Kraska, who was on the Somerville High School Pioneers baseball team that played its home games on the field, said the borough will need to get creative and seek partners to help finance the project, mentioning Somerville High School as one possibility. Selling naming rights to the field to an area business is another. There are also other local and state government and corporate grant programs, including Major League baseball.

Kraska said the borough’s Recreation Department has committed to funding a portion of the planned upgrades from its trust account, but has not determined the amount.

“We’re working with other organizations to get more funding so that we don’t have to do it on the backs of the taxpayers,” Kraska said.

At one time a vital component of the borough’s recreation program, Southside has fallen on hard times.

The park has been closed and off limits for several years after a nearby treatment plant broke down, spewing sewage onto the playing fields alongside the Peter Brook, which flows into the nearby Raritan River.

The faulty valve system has since been repaired, enabling the plant alongside the Raritan River to handle the extra flow in the system, caused by floodwater runoff entering the sewer line.

The equipment upgrade has stopped the backup of sewage on the property; several years of rainfall and flooding in the low-lying area of the borough has cleansed the area of any contaminants, according to Kraska.

The Somerset Raritan Valley Sewage Authority is designing an overflow treatment plant that will be built on the site of the existing plant, according to Kraska. The $18-20M facility will handle and treat the excess capacity generated by flood runoff during storms, providing a permanent solution. Work has yet to begin.

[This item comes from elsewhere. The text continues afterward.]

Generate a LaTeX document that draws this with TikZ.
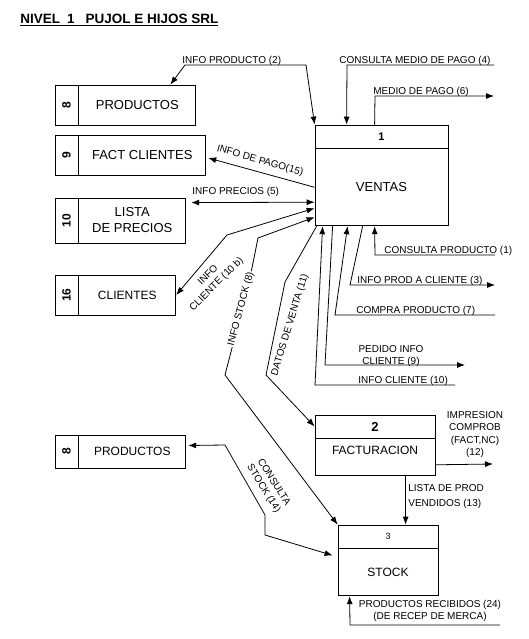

The borough’s Department of Public Works continues to maintain the park, keeping the grass cut and removing litter; but the forced closure has taken its toll.

 “I can’t make promises as to what will be done, but this once thriving park and the residents of Somerville deserve to have this facility cleaned up and brought back,” he said.

Looking ahead to a time when the park is restored, Councilman Dennis Sullivan said “This is one ribbon I’d love to cut.”

Kraska said he expects to hold another meeting in late August to refine the list of improvements.